Brings data from external database to target PostgreSQL database.

Can be used for data migration from old database to new database. Can beused for data loading to data warehouse.

Restrictions: target database must be PostgreSQL database (code uses several PG features like return ID, XML/JSON functions, schema-awareness, temporary tables, create table as, hashes).

First step on preparing target database must be done manually (call Your DBA) 'cause it needs Postgre cluster superuser password and access to pg_hba.conf in file system level.

Internal components

  • Enabler (Versioner) makes minimal needed structure for keeping important metadata (keep it up to date by running it after each "pip install --upgrade dapu" (ps. after first install before runningenabler, make sure database connection to target database is ok)
  • Registrar scans project directory for new and changed files and saves definitions of Tasks to Registry, does versioning on target tabels if definition say so (run it after each deploy of Your definitions)
  • Manager checks which Tasks from Registry must be executed and puts them as Jobs into Agenda (run if regularly, after each 30 minutes, eg. 25th and 55th minute)
  • Worker executes Jobs by calling Taskers / Jobbers as long it can, eg 27 minutes (run if regularly, after each 30 minutes, eg. 29th and 59th minute)
  • Jobber runs one Job using Agents according to definition, and at sucessful end asks Manager to add dependent Tasks and Jobs into Agenda
  • Cleaner eliminates old records from Agenda and old logs
  • Generator (many, different?) speeds up writing the definitions for Tasks (develepoer tool)
  • (Gatekeeper will be utility for granting database users (into groups defined earlier, but ... some pattern must exists for project names)

Installation

Prepare Your target database

Probably You already have it (according to use scenarios). If not, You are just starting new data warehouse project. So visit Your DBA.

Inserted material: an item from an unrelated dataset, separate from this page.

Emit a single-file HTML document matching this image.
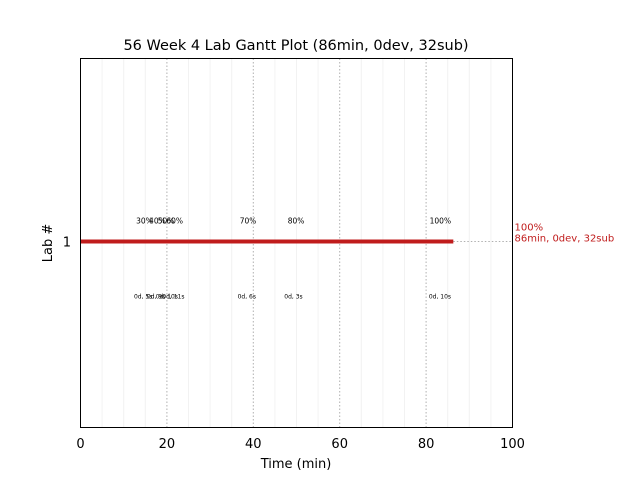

Take script file with You. v000_roles_and_database.sql

If company policy is that every department must have own database (for warehouse) in this case ask many databases (they may be and don't need to be in same Postgre cluster).

But keep in mind that since users (called "roles") are in postgres database cluster (not in databases) same user cannot have different passwords, so make different admin-user for each database. Tedious, but this way You move on secure path.

Install python components (packages)

dapu depends on dbpoint.hub (datacontroller) (hopefully cames automatically if I'll describe it correctly). And same about psycopg2 and PyYAML.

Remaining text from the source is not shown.